The most reliable way to confirm the RTP version your casino is running is to open the in-game info menu — usually accessed via the settings cog or the "i" icon on the slot interface — and scroll to the paytable's information page. The certified RTP is always disclosed there. If the figure shown is not 96.31% or 96.50%, the operator is running a lower-RTP variant of Book of Oz, which is technically permitted but worth knowing about before you commit a bankroll. You can also cross-check eCOGRA's published certificates and the Games Global RTP database, both of which list the certified figures for every studio title. Reputable operators in regulated jurisdictions such as the UKGC and MGA are required to disclose the RTP on demand, so if the info menu is missing or unclear, request the figure from customer support before playing.

Frequently Asked Questions

QWhat is the RTP of Book of Oz?
Book of Oz has a base-game RTP of 96.31%, which rises to 96.50% when the Reel Respin feature is enabled. This puts the house edge between 3.50% and 3.69% depending on whether you use the paid feature. The slot is certified by eCOGRA and developed by Triple Edge Studios under the Games Global network.
QDoes Reel Respin actually raise the RTP?
Yes. Reel Respin is a paid feature priced slightly below its true mathematical value, which leaves a 0.19% surplus that is returned to the player pool as elevated RTP. Used consistently across millions of spins, the feature raises the long-run RTP from 96.31% to 96.50% and reduces the house edge from 3.69% to 3.50%. The boost is small but mathematically real and is reflected in the eCOGRA certificate.
QCan casinos change the RTP of Book of Oz?
Yes. Games Global licences Book of Oz with multiple RTP configurations, and operators can choose to deploy a lower-RTP variant. Always check the in-game info menu before playing — the certified RTP figure is disclosed there. If the casino is running anything below 96.31%, you are playing a reduced-RTP version and should consider switching operators.
QHow volatile is Book of Oz?
Book of Oz is rated high volatility, which means paying outcomes are infrequent but large when they hit. Hit frequency in the base game sits in the 25% to 28% range, with most of the RTP concentrated in the Free Spins round and the expanding symbol mechanic.

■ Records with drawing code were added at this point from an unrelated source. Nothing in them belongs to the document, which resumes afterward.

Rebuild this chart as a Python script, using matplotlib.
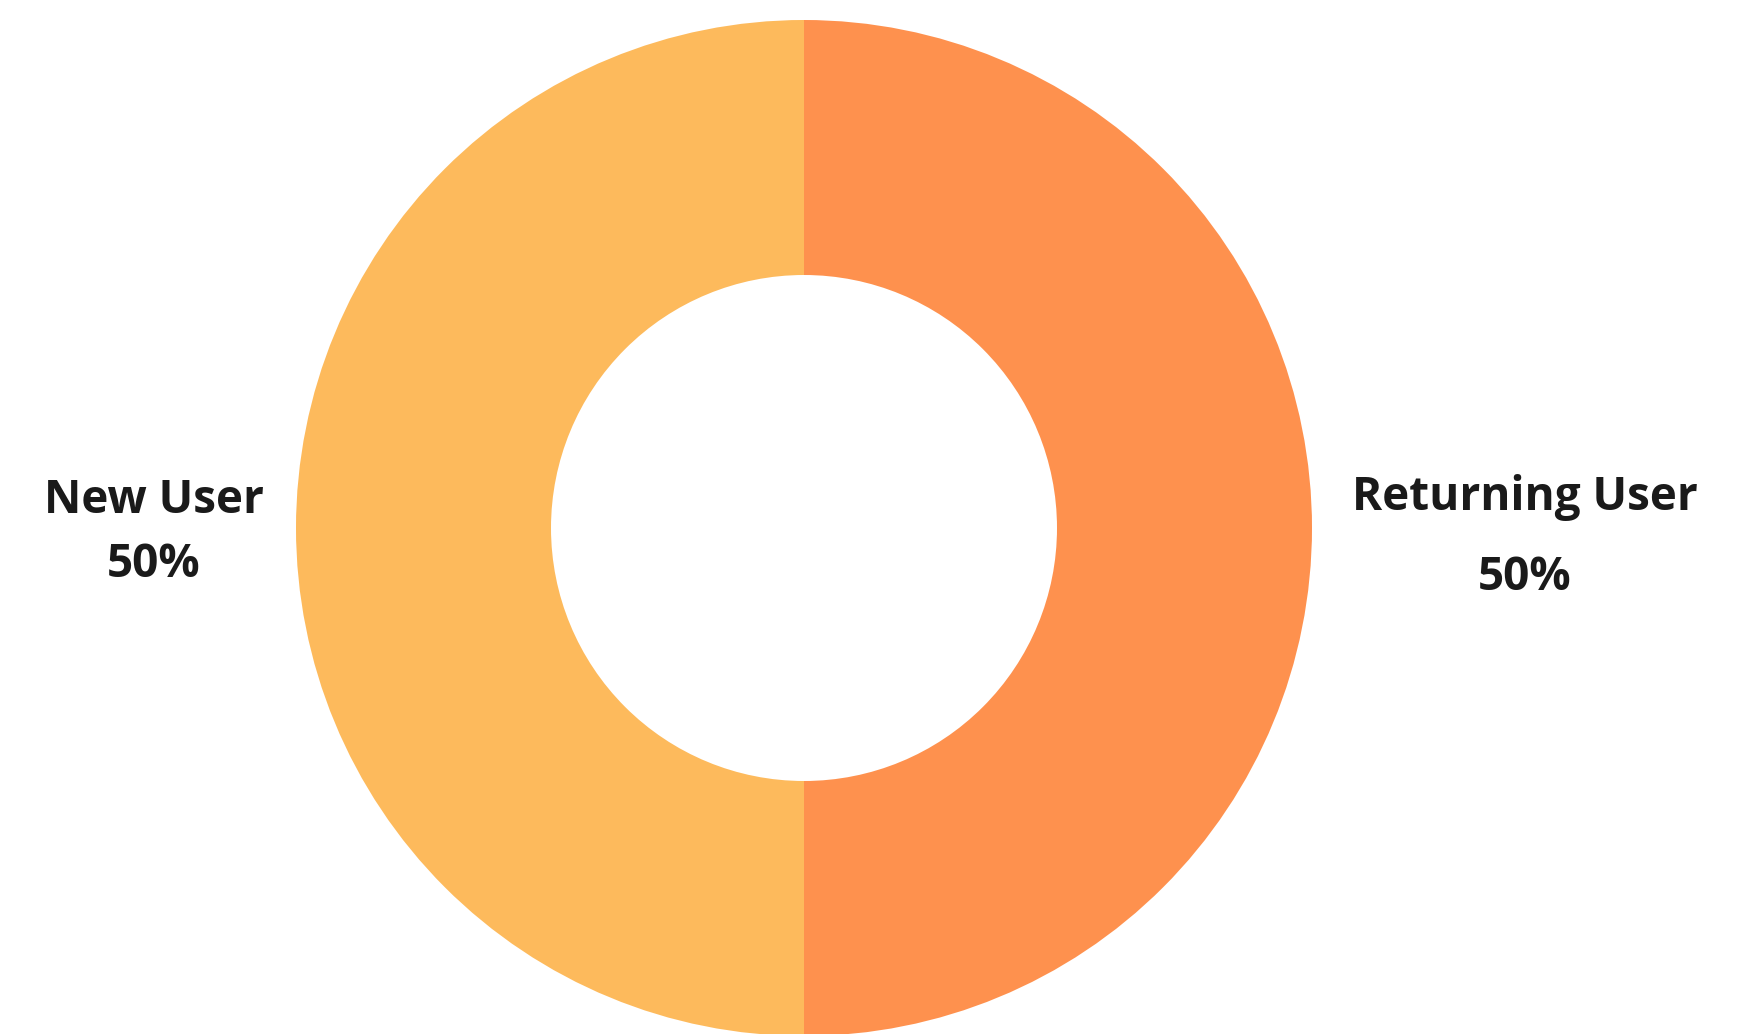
import matplotlib
matplotlib.use("Agg")
import matplotlib.pyplot as plt

# user split
labels = ["New User", "Returning User"]
shares = [50, 50]
colors = ["#FDBA5C", "#FE914E"]

W, H = 1742, 1034
CX, CY = 804, 528          # donut centre (pixels from top-left)
R_OUT, R_IN = 508, 253

fig = plt.figure(figsize=(W / 100, H / 100), dpi=100)
ax = fig.add_axes([0, 0, 1, 1])
ax.set_xlim(0, W)
ax.set_ylim(0, H)
ax.set_aspect("equal")
ax.axis("off")

ax.pie(shares, colors=colors, startangle=90, counterclock=True,
       radius=R_OUT, center=(CX, H - CY),
       wedgeprops=dict(width=R_OUT - R_IN, linewidth=0))
ax.set_xlim(0, W)
ax.set_ylim(0, H)

# label placement: (x centre, name baseline, percent baseline)
spots = [(154, 513, 577), (1525, 510, 590)]
font = dict(family=["Open Sans", "DejaVu Sans"], fontweight="bold", fontsize=33,
            color="#1a1a1a", ha="center", va="baseline")
for name, v, (x, yb1, yb2) in zip(labels, shares, spots):
    ax.text(x, H - yb1, name, **font)
    ax.text(x, H - yb2, f"{v}%", **font)

fig.savefig("out.png", dpi=100)
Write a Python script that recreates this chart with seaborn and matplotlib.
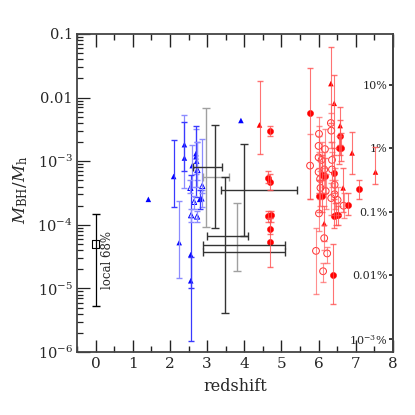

Expect long dry spells punctuated by occasional triple-digit-multiplier hits, and bankroll for that pattern accordingly.
QWhat is the expected loss per hour on Book of Oz?
At 500 spins per hour and $1 per spin, expected total wager is $500 and expected loss is $18.45 based on the 96.31% base RTP. At $5 per spin the same hour produces an expected loss of $92.25. Actual session results vary enormously because of high volatility — many sessions will finish in profit or with much larger losses than the mathematical average suggests.
QHow can I verify the RTP version I'm playing?
Open the in-game info menu via the settings cog or info icon and scroll to the paytable's information page — the certified RTP is always disclosed there. You can also cross-check eCOGRA's published certificates and the Games Global RTP database. In regulated markets such as the UK and Malta, operators are required to disclose the RTP on demand, so contact customer support if the info menu is unclear.
QDoes bet size affect the RTP?
No. The 96.31% RTP applies uniformly across the entire $0.10 to $100 bet range. Higher stakes only convert the same probabilities into larger cash amounts, both for wins and losses. The only choice that materially changes the RTP is whether you enable Reel Respin, which raises it to 96.50%.
QIs 96.31% a good RTP for a slot?
Yes, 96.31% is slightly above the industry average of around 96% and is competitive within the Book of Ra-style category, which typically sits in the 94% to 96.5% band. With Reel Respin enabled, 96.50% is among the strongest in the segment. The 5,000x max win cap is modest compared to newer releases, but the RTP-to-volatility ratio is one of the best in the classic Book niche.